Honeymoon Killers - Hung Far Low (Fist Puppet)

How did that one end up on my list I haven’t the slightest clue. The cassette I had was obliterated by a 8-track adapter after being played to death and the copy I had made is nowhere to be found (someone liked it more than I do). I think the most probable reason is the collaboration of Jon Spencer on that record, a musician I started following in Pussy Galore and didn’t let up until the end of the 1990s while he was in his Blues Explosion. The record starts with Mad Dog, a rave-up, as dirty and bluesy as possible, that gets derailed by the wild drumming of Russell Sims. The guitar interplay and mangled vocals recall The Cramps but shredded through a blender of hisses.

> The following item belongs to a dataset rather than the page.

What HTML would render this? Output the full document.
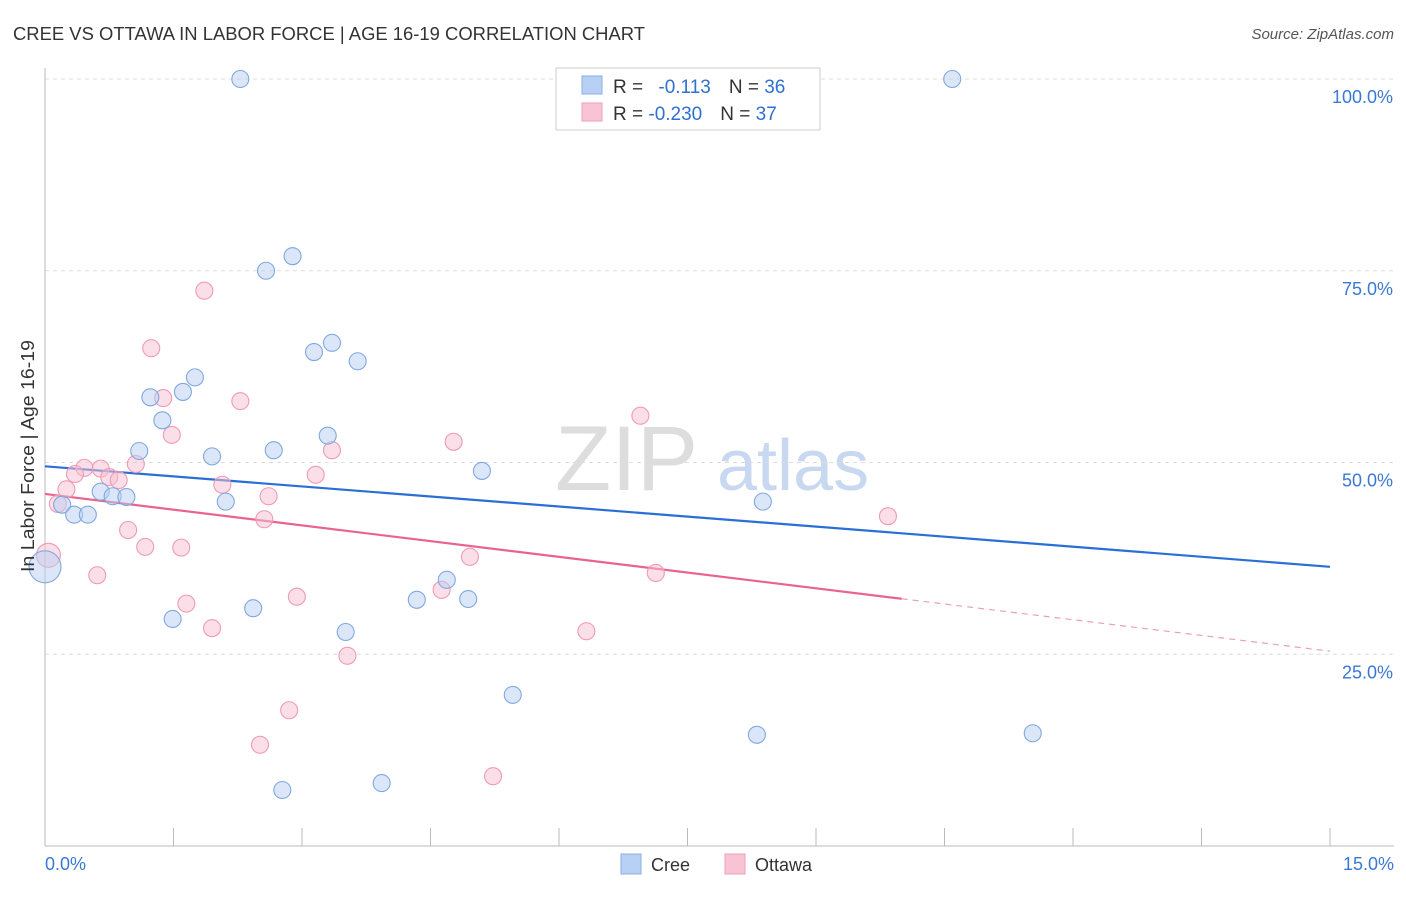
<!DOCTYPE html>
<html><head><meta charset="utf-8"><style>
body{margin:0;background:#fff;font-family:"Liberation Sans",sans-serif;}
svg text{font-family:"Liberation Sans",sans-serif;}
</style></head><body>
<svg width="1406" height="892" xmlns="http://www.w3.org/2000/svg">
<text x="13" y="40" font-size="18" fill="#333" textLength="632" lengthAdjust="spacingAndGlyphs">CREE VS OTTAWA IN LABOR FORCE | AGE 16-19 CORRELATION CHART</text>
<text x="1394" y="39" font-size="15" fill="#555" text-anchor="end" font-style="italic">Source: ZipAtlas.com</text>
<g>
<text x="555" y="490" font-size="92" fill="#ddd" font-family="Liberation Serif">ZIP</text>
<text x="717" y="490" font-size="72" fill="#c8d8f0">atlas</text>
</g>
<g id="grid"></g>
<g id="axes"></g>
<g id="lines"></g>
<g id="pts"></g>
<g>
<rect x="556" y="68" width="264" height="62" fill="#fff" stroke="#ccc"/>
<rect x="582" y="76" width="20" height="18" fill="#b8d0f4" stroke="#88aee0"/>
<rect x="582" y="103" width="20" height="18" fill="#f8c4d4" stroke="#f0a0b8"/>
<text x="613" y="93" font-size="19" fill="#333">R = <tspan fill="#3070d0" dx="10">-0.113</tspan><tspan fill="#333" dx="18">N = </tspan><tspan fill="#3070d0">36</tspan></text>
<text x="613" y="120" font-size="19" fill="#333">R = <tspan fill="#3070d0">-0.230</tspan><tspan fill="#333" dx="18">N = </tspan><tspan fill="#3070d0">37</tspan></text>
</g>
<g>
<rect x="621" y="854" width="20" height="20" fill="#b8d0f4" stroke="#88aee0"/>
<text x="651" y="871" font-size="18" fill="#333">Cree</text>
<rect x="725" y="854" width="20" height="20" fill="#f8c4d4" stroke="#f0a0b8"/>
<text x="755" y="871" font-size="18" fill="#333">Ottawa</text>
</g>
<text x="34" y="456" font-size="18" fill="#333" text-anchor="middle" textLength="232" lengthAdjust="spacingAndGlyphs" transform="rotate(-90 34 456)">In Labor Force | Age 16-19</text>
</svg>
<script>
const yTicks=[100,75,50,25];
const yTickLabels=["100.0%","75.0%","50.0%","25.0%"];
const xTickLabels=["0.0%","15.0%"];
const creeX=[2.28,10.59,2.89,2.58,3.35,3.14,3.65,1.75,1.61,1.23,1.37,3.30,1.10,2.67,1.95,5.10,0.65,0.79,0.95,2.11,8.38,0.20,0.34,0.50,0,4.69,4.34,4.94,2.43,1.49,3.51,5.46,8.31,11.53,2.77,3.93];
const creeY=[100,100,76.9,75.0,65.6,64.4,63.2,61.1,59.2,58.5,55.5,53.5,51.5,51.6,50.8,48.9,46.2,45.6,45.5,44.9,44.9,44.5,43.2,43.2,36.4,34.7,32.1,32.2,31.0,29.6,27.9,19.7,14.5,14.7,7.3,8.2];
const ottX=[1.86,1.24,2.28,1.38,1.48,4.77,6.95,3.35,1.06,0.46,0.65,0.35,0.75,0.86,3.16,2.07,0.25,2.61,0.15,2.56,9.84,0.97,1.17,1.59,0.04,4.96,0.61,7.13,4.63,2.94,1.65,1.95,6.32,3.53,2.85,2.51,5.23];
const ottY=[72.4,64.9,58.0,58.4,53.6,52.7,56.1,51.6,49.8,49.3,49.2,48.5,48.1,47.7,48.4,47.1,46.5,45.6,44.6,42.6,43.0,41.2,39.0,38.9,37.9,37.7,35.3,35.6,33.4,32.5,31.6,28.4,28.0,24.8,17.7,13.2,9.1];
const creeTrend=[49.5,36.4];
const ottTrend=[45.9,25.4];
const ottSolidEnd=10.0;
const NS="http://www.w3.org/2000/svg";
const X=v=>45+v/15*1285, Y=v=>846-v/100*767;
function mk(tag,attrs,parent){const e=document.createElementNS(NS,tag);for(const k in attrs)e.setAttribute(k,attrs[k]);document.getElementById(parent).appendChild(e);return e;}
yTicks.forEach((t,i)=>{
 const l=mk('line',{x1:45,x2:1394,y1:Y(t),y2:Y(t),stroke:'#ddd','stroke-dasharray':'4,4'},'grid');
 
 
 const tx=mk('text',{x:1393,y:Y(t)+24,'font-size':18,fill:'#3a78d4','text-anchor':'end'},'axes');
 tx.textContent=yTickLabels[i];
 
 
});
mk('line',{x1:45,x2:45,y1:68,y2:846,stroke:'#bbb'},'axes');
mk('line',{x1:45,x2:1394,y1:846,y2:846,stroke:'#bbb'},'axes');
for(let i=0;i<=10;i++){const x=X(i*1.5);mk('line',{x1:x,x2:x,y1:828,y2:846,stroke:'#bbb'},'axes');}
[[0,'start',45],[1,'end',1394]].forEach(([i,a,x])=>{const t=mk('text',{x:x,y:870,'font-size':18,fill:'#3a78d4','text-anchor':a},'axes');t.textContent=xTickLabels[i];

});
function pts(xs,ys,fill,stroke,name){xs.forEach((x,i)=>{const big=x<0.1;const c=mk('circle',{cx:X(x),cy:Y(ys[i]),r:big?(name=='cree-point'?16:12):8.5,fill:fill,'fill-opacity':0.5,stroke:stroke,'stroke-width':1.1},'pts');

});}
pts(ottX,ottY,'#f8c0d2','#f09ab4','ottawa-point');
pts(creeX,creeY,'#b8d0f4','#80a8e0','cree-point');
const b=mk('line',{x1:X(0),y1:Y(creeTrend[0]),x2:X(15),y2:Y(creeTrend[1]),stroke:'#2a6fd6','stroke-width':2.2},'lines');


const oy=v=>ottTrend[0]+(ottTrend[1]-ottTrend[0])*v/15;
const p=mk('line',{x1:X(0),y1:Y(ottTrend[0]),x2:X(ottSolidEnd),y2:Y(oy(ottSolidEnd)),stroke:'#e8648e','stroke-width':2.2},'lines');


const pd=mk('line',{x1:X(ottSolidEnd),y1:Y(oy(ottSolidEnd)),x2:X(15),y2:Y(ottTrend[1]),stroke:'#e8a0b8','stroke-width':1.2,'stroke-dasharray':'6,5'},'lines');


</script>
</body></html>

The second song has tortured vocals that sound like a crying child or a distorted harmonica, and after skipping on a blues motif gets straight to rave-up until we’re unsure if Spencer or Teel is on vocal duties. Mr. Big Stuff goes back to dirty blues with a throbbing bass to the forefront. The real centerpiece of the album is the 7 minute Vanna White (Goddess of Love)/You Can’t Do That, which unfurls like a very (very) drunk seventies era Rolling Stones boogie which pauses almost ineptly, only to restart again in rave-up and guitar interplay. Quittin’ Time slows the tempo towards a more mud-soaked delta blues approach, before twanging and squeezing instruments helicoidally, the guitars twisting around a drum motif that is more jerk and tear, a strategy which would be later applied in Blue Explosion. Devil’s Jump focused on the music and could be the most ‘traditional’ number of the band, with percussive strumming and marching beat, until the end is twisted out of form à la Pussy Galore. Tanks A Lot is more of a rocker but adds congas and Fannie Mae goes back to the voodoobilly roots of HK that winds up and down but never lets up, with the next short bursts – Scootch Says and Something’s Wrong -- bringing the listener further into the black wall of noise that is simultaneously groovy dissonant and dirty, which only maybe Sonic Youth or Band Of Susans can do better.The album ends on puns on song names, one by Hooker (Madwoman Blues) where we finally hear the raucous and wonderfully unintelligible vocals of the bass player, Lisa Wells, and another by Zeppelin (Whole Lotta Crap) that end with maximally distorted vocals, bass and guitars added to the stellar pounding drums by Russell Simms.
Never has messing around a studio sounded so disgustingly perfect.